I have a login page/system which has worked correctly for years, leaving the user logged in until he/she either closes the browser window or logs out manually. But lately (starting yesterday) after only a few minutes of inactivity the session cookie/s seems to expire, causing the user to be logged out automatically.
This happens on different browsers and different operating systems, the PHP version is 5.6.29, which has been changed recently (before it was 5.5 and even 5.3).
I create and refresh the session on every page with session_start()
. The login script first checks user name and PW and also gets some other user data from the database. These other data are first saved in variables and then written into session variables like
$_SESSION['username'] = $name;
$_SESSION['usertype'] = $type;
The successful login state is saved like this:
$_SESSION['login'] = "ok";
On the other pages I check the login state like this:
session_start();
if(($_SESSION['login'] != "ok") OR ($_SESSION['usertype'] != "xxx")) {
header("Location: ../login.php"); /* redirects to login page if conditions are not true */
exit;
}
The login works, and logged-in users can proceed to other pages as long as the do it more or less in constant succession, but if someone waits a few minutes before proceding (i.e. without any acitivity), he/she is logged out (i.e. redirected to the login page when trying to open another page).
To make it extra-nasty, half of the time it just works as expected, also after half an hour...
Any help would be very much appreciated.
UPDATE:
Adding ini_set('session.gc_maxlifetime', 3600');
and `ini_set('session.cookie_lifetime', 3600); didn't help. I removed it again.
After that I had a look in the error logs and found this:
ap_pass_brigade failed with error 103: Software caused connection abort
(problem is, I don't have access to the server settings - this is on a shared webspace...)

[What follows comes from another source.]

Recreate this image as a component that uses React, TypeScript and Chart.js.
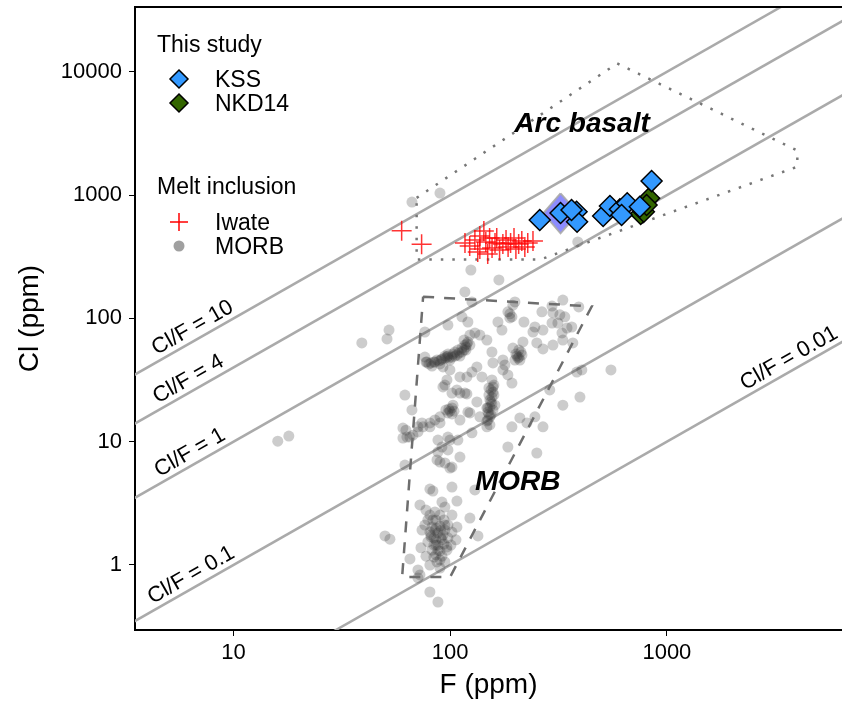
import { useEffect, useRef } from "react";
import { Chart, registerables } from "chart.js";

Chart.register(...registerables);

const FONT = '"Liberation Sans", Arial, Helvetica, sans-serif';

// axis ranges and ticks
const xRange = [3.51, 6430];
const yRange = [0.297, 33560];
const xTicks = [10, 100, 1000];
const yTicks = [1, 10, 100, 1000, 10000];

// This study
const kssF = [259, 323, 383, 385, 363, 508, 546, 607, 656, 618, 750, 850];
const kssCl = [628, 716, 733, 608, 757, 677, 816, 767, 858, 690, 805, 1300];
const nkdF = [828, 757, 783, 806];
const nkdCl = [942, 703, 733, 831];
// mean (large translucent diamond)
const meanF = [323, 390, 323, 269, 323];
const meanCl = [1034, 712, 490, 712, 1034];

// Melt inclusions: Iwate
const iwateF = [59.7, 73.8, 117, 123, 130, 134, 137, 137, 143, 146, 149, 152, 156, 161, 164, 169, 175, 181, 185, 190, 197, 201, 207, 214, 221, 228, 241];
const iwateCl = [514, 399, 409, 386, 432, 346, 365, 466, 511, 417, 333, 449, 372, 409, 449, 359, 401, 432, 379, 409, 449, 365, 401, 424, 379, 409, 424];

// Melt inclusions: MORB
const morbF = [
  66.6, 89.7, 124.6, 167.8, 388, 39.1, 51.1, 52.2, 16.0, 18.0,
  76.4, 77.3, 116.9, 126, 198.9, 194.7, 331, 295, 392, 97.6,
  113.3, 120.7, 76.4, 184.6, 192.7, 188.6, 166.1, 173.3, 218.9, 265,
  298, 320.7, 338, 295, 314, 364, 346, 246, 268, 241,
  328, 368, 331, 298, 268, 251, 216.6, 214.3, 207.5, 212,
  203.2, 194.7, 78.1, 81.5, 85, 88.7, 91.6, 94.5, 96.6, 98.6,
  101.9, 105.1, 107.4, 109.7, 113.3, 115.7, 118.2, 119.4, 120.7, 123.3,
  130, 137.1, 118.2, 110.9, 99.7, 89.7, 82.4, 147.7, 155.8, 157.5,
  175.1, 178.8, 175.1, 184.6, 192.7, 157.5, 157.5, 155.8, 152.5, 152.5,
  149.3, 152.5, 147.7, 147.7, 159.1, 154.2, 150.9, 155.8, 149.3, 132.8,
  126, 119.4, 140.1, 99.7, 92.6, 96.6, 92.6, 110.9, 107.4, 116.9,
  101.9, 103, 99.7, 97.6, 95.5, 89.7, 85, 80.6, 74.9, 71,
  67.3, 63.1, 61.8, 66.6, 60.5, 91.6, 87.8, 97.6, 110.9, 123.3,
  137.1, 184.6, 251, 246, 209.7, 192.7, 226, 268, 331, 397,
  288, 405, 384, 552, 89.7, 94.5, 101.9, 110.9, 61.8, 94.5,
  101.9, 110.9, 119.4, 120.7, 132.8, 150.9, 147.7, 149.3, 62.5, 60.5,
  74.1, 80.6, 89.7, 87.8, 99.7, 97.6, 108.5, 126, 86.9, 99.7,
  71, 65.2, 80.6, 83.2, 101.9, 72.5, 91.6, 107.4, 130, 123.3,
  107.4, 134.3, 50, 52.7, 65.2, 71, 72.5, 71, 80.6, 87.8,
  80.6, 85, 89.7, 78.9, 85.9, 93.6, 76.4, 82.4, 89.7, 97.6,
  80.6, 87.8, 94.5, 101.9, 84.1, 90.6, 97.6, 78.9, 85.9, 93.6,
  100.8, 82.4, 89.7, 96.6, 77.3, 84.1, 91.6, 86.9, 94.5, 80.6,
  89.7, 77.3, 94.5, 101.9, 74.1, 106.3, 73.3, 85, 92.6, 87.8,
  83.2, 90.6, 85.9, 96.6, 81.5, 103, 94.5, 86.9, 97.6, 154.2,
  150.9, 155.8, 207.5, 198.9, 105.1, 108.5, 113.3, 116.9, 97.6, 90.6,
  84.1, 79.8, 115.7, 123.3, 157.5, 154.2, 159.1, 152.5, 160.8, 205.4,
  201, 209.7, 98.6, 104.1, 101.9, 188.6, 85.9, 91.6, 87.8, 84.1,
  94.5, 81.5, 89.7, 85.9,
];
const morbCl = [
  879, 1040, 247, 205, 417, 63.2, 68.1, 80.5, 10.1, 11.1,
  48.6, 44.3, 164, 136, 136, 128, 141, 126, 124, 88.4,
  103, 93.5, 77.6, 113, 103, 109, 93.5, 80.5, 93.5, 113,
  111, 107, 103, 91.8, 91.8, 85.2, 83.6, 85.2, 80.5, 77.6,
  76.2, 63.2, 66.8, 60.8, 56.5, 63.2, 64.4, 50.5, 48.6, 53.4,
  49.5, 57.5, 44.3, 43.5, 44.3, 45.2, 46.9, 47.7, 48.6, 47.7,
  48.6, 49.5, 50.5, 52.4, 53.4, 55.4, 58.6, 62, 64.4, 73.3,
  76.2, 73.3, 55.4, 49.5, 46, 42.7, 41.1, 66.8, 53.4, 43.5,
  46, 41.9, 38.2, 34.8, 29.9, 27.8, 25.3, 23, 21.8, 19.1,
  17.4, 15.9, 14.7, 13.2, 28.8, 26.3, 23.9, 20.2, 18.8, 40.4,
  36.7, 33.5, 33.5, 38.2, 40.4, 31.7, 27.8, 33.5, 26.3, 24.8,
  18.8, 19.8, 17.7, 17.1, 18.1, 15.9, 15, 14.2, 13.2, 12,
  11.3, 10.9, 23.9, 18.1, 12.9, 9.06, 8.25, 10.9, 15, 17.1,
  15.9, 9.06, 8.1, 15.9, 15.6, 13.2, 14.2, 13.2, 19.8, 23,
  26.3, 38.2, 36.7, 38.2, 6.84, 6.72, 6.23, 7.51, 6.47, 28.8,
  24.8, 24.8, 24.4, 17.4, 21, 27.3, 18.8, 15, 12.4, 10.7,
  14.2, 13.2, 14.2, 10.3, 10.3, 8.57, 10.3, 11.8, 7.11, 6.12,
  13.2, 10.9, 4.13, 3.98, 4.29, 3.07, 3.24, 3.3, 4.06, 2.4,
  2.03, 1.72, 1.72, 1.62, 1.12, 0.911, 0.83, 0.785, 0.604, 0.501,
  2.54, 2.69, 2.54, 2.32, 2.32, 2.32, 2.11, 2.03, 2.07, 2.11,
  1.85, 1.82, 1.92, 1.85, 1.66, 1.66, 1.66, 1.54, 1.45, 1.48,
  1.45, 1.32, 1.3, 1.32, 1.18, 1.16, 1.18, 1.06, 1.06, 1,
  0.945, 2.79, 2.95, 2.54, 1.92, 1.6, 1.38, 1.92, 1.75, 1.45,
  2.32, 1.92, 1.6, 1.4, 1.69, 51.4, 49.5, 46, 51.4, 21,
  16.8, 31.7, 55.4, 46, 53.4, 55.4, 57.5, 60.8, 49.5, 46,
  44.3, 42.7, 66.8, 60.8, 18.1, 16.5, 23.9, 13.7, 19.8, 47.7,
  51.4, 46, 18.4, 17.7, 16.8, 101, 2.0, 1.6, 1.32, 1.45,
  2.11, 1.75, 1.1, 1.21,
];

// Field outlines
const arcF = [70, 590, 4000, 4000, 260, 70, 70];
const arcCl = [950, 11700, 2300, 1700, 300, 300, 950];
const morbFieldF = [75, 450, 100, 60, 75];
const morbFieldCl = [150, 125, 0.8, 0.8, 150];

// Cl/F reference lines
const ratios = [10, 4, 1, 0.1, 0.01];
const ratioLabels = ["Cl/F = 10", "Cl/F = 4", "Cl/F = 1", "Cl/F = 0.1", "Cl/F = 0.01"];
const ratioLabelF = [6.9, 6.6, 6.7, 6.8, 3900];

// Field labels
const fieldLabels = ["Arc basalt", "MORB"];
const fieldLabelF = [406, 205];
const fieldLabelCl = [3250, 4.06];

const pts = (xs: number[], ys: number[]) => xs.map((x, i) => ({ x, y: ys[i] }));

const overlay = {
  id: "overlay",
  afterDatasetsDraw(chart: any) {
    const { ctx, chartArea: a, scales } = chart;
    const xs = scales.x;
    const ys = scales.y;
    ctx.save();
    // top frame line
    ctx.strokeStyle = "#000";
    ctx.lineWidth = 2;
    ctx.beginPath();
    ctx.moveTo(a.left - 1, a.top);
    ctx.lineTo(a.right, a.top);
    ctx.stroke();

    // ratio labels
    ctx.fillStyle = "#000";
    ctx.font = `22px ${FONT}`;
    ctx.textAlign = "center";
    ctx.textBaseline = "alphabetic";
    ratioLabels.forEach((t, i) => {
      const f = ratioLabelF[i];
      const r = ratios[i];
      const px = xs.getPixelForValue(f);
      const py = ys.getPixelForValue(f * r);
      const px2 = xs.getPixelForValue(f * 10);
      const py2 = ys.getPixelForValue(f * 10 * r);
      const ang = Math.atan2(py2 - py, px2 - px);
      ctx.save();
      ctx.translate(px, py);
      ctx.rotate(ang);
      ctx.fillText(t, 0, -6);
      ctx.restore();
    });

    // field labels
    ctx.font = `italic bold 28px ${FONT}`;
    fieldLabels.forEach((t, i) => {
      ctx.fillText(t, xs.getPixelForValue(fieldLabelF[i]), ys.getPixelForValue(fieldLabelCl[i]));
    });

    // legend
    ctx.font = `23px ${FONT}`;
    ctx.textAlign = "left";
    ctx.fillText("This study", 157, 52);
    ctx.fillText("KSS", 215, 87);
    ctx.fillText("NKD14", 215, 111);
    ctx.fillText("Melt inclusion", 157, 194);
    ctx.fillText("Iwate", 215, 230);
    ctx.fillText("MORB", 215, 254);

    const diamond = (cx: number, cy: number, r: number, fill: string) => {
      ctx.beginPath();
      ctx.moveTo(cx, cy - r);
      ctx.lineTo(cx + r, cy);
      ctx.lineTo(cx, cy + r);
      ctx.lineTo(cx - r, cy);
      ctx.closePath();
      ctx.fillStyle = fill;
      ctx.fill();
      ctx.lineWidth = 1.5;
      ctx.strokeStyle = "#000";
      ctx.stroke();
    };
    diamond(179, 79, 9, "#3399ff");
    diamond(179, 103, 9, "#336600");
    ctx.strokeStyle = "#ff0000";
    ctx.lineWidth = 1.5;
    ctx.beginPath();
    ctx.moveTo(170, 222);
    ctx.lineTo(188, 222);
    ctx.moveTo(179, 213);
    ctx.lineTo(179, 231);
    ctx.stroke();
    ctx.beginPath();
    ctx.arc(179, 246, 5.5, 0, Math.PI * 2);
    ctx.fillStyle = "#a0a0a0";
    ctx.fill();
    ctx.restore();
  },
};

const noPad = (s: any) => {
  s.paddingTop = 0;
  s.paddingBottom = 0;
  s.paddingLeft = 0;
  s.paddingRight = 0;
};

export default function App() {
  const ref = useRef<HTMLCanvasElement>(null);
  useEffect(() => {
    document.body.style.margin = "0";
    Chart.defaults.font.family = FONT;
    Chart.defaults.color = "#000";
    const lineSets = ratios.map((r, i) => ({
      label: ratioLabels[i],
      data: [
        { x: 1, y: r },
        { x: 100000, y: 100000 * r },
      ],
      showLine: true,
      borderColor: "#aaaaaa",
      borderWidth: 2.5,
      pointRadius: 0,
      fill: false,
      order: 10,
    }));
    const chart = new Chart(ref.current as HTMLCanvasElement, {
      type: "scatter",
      data: {
        datasets: [
          {
            label: "KSS",
            data: pts(kssF, kssCl),
            pointStyle: "rectRot",
            pointRadius: 10.5,
            backgroundColor: "#3399ff",
            borderColor: "#000",
            borderWidth: 1.5,
            order: 0,
          },
          {
            label: "NKD14",
            data: pts(nkdF, nkdCl),
            pointStyle: "rectRot",
            pointRadius: 10.5,
            backgroundColor: "#336600",
            borderColor: "#000",
            borderWidth: 1.5,
            order: 1,
          },
          {
            label: "mean",
            data: pts(meanF, meanCl),
            showLine: true,
            fill: "shape",
            backgroundColor: "rgba(120,120,255,0.85)",
            borderColor: "rgba(170,170,170,0.9)",
            borderWidth: 2,
            pointRadius: 0,
            order: 2,
          },
          {
            label: "Iwate",
            data: pts(iwateF, iwateCl),
            pointStyle: "cross",
            pointRadius: 10,
            borderColor: "rgba(255,0,0,0.8)",
            borderWidth: 1.5,
            order: 3,
          },
          {
            label: "MORB",
            data: pts(morbF, morbCl),
            pointStyle: "circle",
            pointRadius: 5.5,
            backgroundColor: "rgba(50,50,50,0.25)",
            borderWidth: 0,
            order: 5,
          },
          {
            label: "Arc field",
            data: pts(arcF, arcCl),
            showLine: true,
            borderColor: "#777777",
            borderWidth: 2.5,
            borderDash: [2.5, 9],
            pointRadius: 0,
            fill: false,
            order: 4,
          },
          {
            label: "MORB field",
            data: pts(morbFieldF, morbFieldCl),
            showLine: true,
            borderColor: "#6e6e6e",
            borderWidth: 2.5,
            borderDash: [11, 10],
            pointRadius: 0,
            fill: false,
            order: 4,
          },
          ...lineSets,
        ] as any,
      },
      options: {
        responsive: false,
        animation: false,
        events: [],
        layout: { autoPadding: false, padding: { top: 7, right: 0, left: 0, bottom: 0 } },
        plugins: { legend: { display: false }, tooltip: { enabled: false } },
        elements: { line: { tension: 0 } },
        scales: {
          x: {
            type: "logarithmic",
            min: xRange[0],
            max: xRange[1],
            afterBuildTicks: (s: any) => {
              s.ticks = xTicks.map((v) => ({ value: v }));
            },
            afterFit: (s: any) => {
              s.height = 74;
              noPad(s);
            },
            ticks: {
              callback: (v: any) => String(v),
              color: "#000",
              font: { size: 22 },
              padding: 4,
              maxRotation: 0,
              autoSkip: false,
            },
            grid: { drawOnChartArea: false, drawTicks: true, tickLength: 6, color: "#000", tickWidth: 1 },
            border: { display: true, color: "#000", width: 2 },
            title: {
              display: true,
              text: "F (ppm)",
              color: "#000",
              font: { size: 28, lineHeight: 1 },
              padding: { top: 0, bottom: 5 },
            },
          },
          y: {
            type: "logarithmic",
            min: yRange[0],
            max: yRange[1],
            afterBuildTicks: (s: any) => {
              s.ticks = yTicks.map((v) => ({ value: v }));
            },
            afterFit: (s: any) => {
              s.width = 135;
              noPad(s);
            },
            ticks: {
              callback: (v: any) => String(v),
              color: "#000",
              font: { size: 22 },
              padding: 7,
              autoSkip: false,
            },
            grid: { drawOnChartArea: false, drawTicks: true, tickLength: 6, color: "#000", tickWidth: 1 },
            border: { display: true, color: "#000", width: 2 },
            title: {
              display: true,
              text: "Cl (ppm)",
              color: "#000",
              font: { size: 28, lineHeight: 1 },
              padding: { top: 16, bottom: 0 },
            },
          },
        },
      } as any,
      plugins: [overlay],
    });
    return () => chart.destroy();
  }, []);
  return (
    <div style={{ width: 842, height: 704 }}>
      <canvas ref={ref} width={842} height={704} style={{ display: "block", width: 842, height: 704 }} />
    </div>
  );
}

You can see the php configuration (php.ini) by phpinfo();
Check the session.gc_maxlifetime values first then if you need to set it see the following ways.
You can set it with .htaccess file if you don't have permission for edit the php.ini file.
.htaccess
Even you can set it by ini_set();
For anyone who is interested: The session didn't actually expire, but the session variables disappeared (and reappeared again randomly).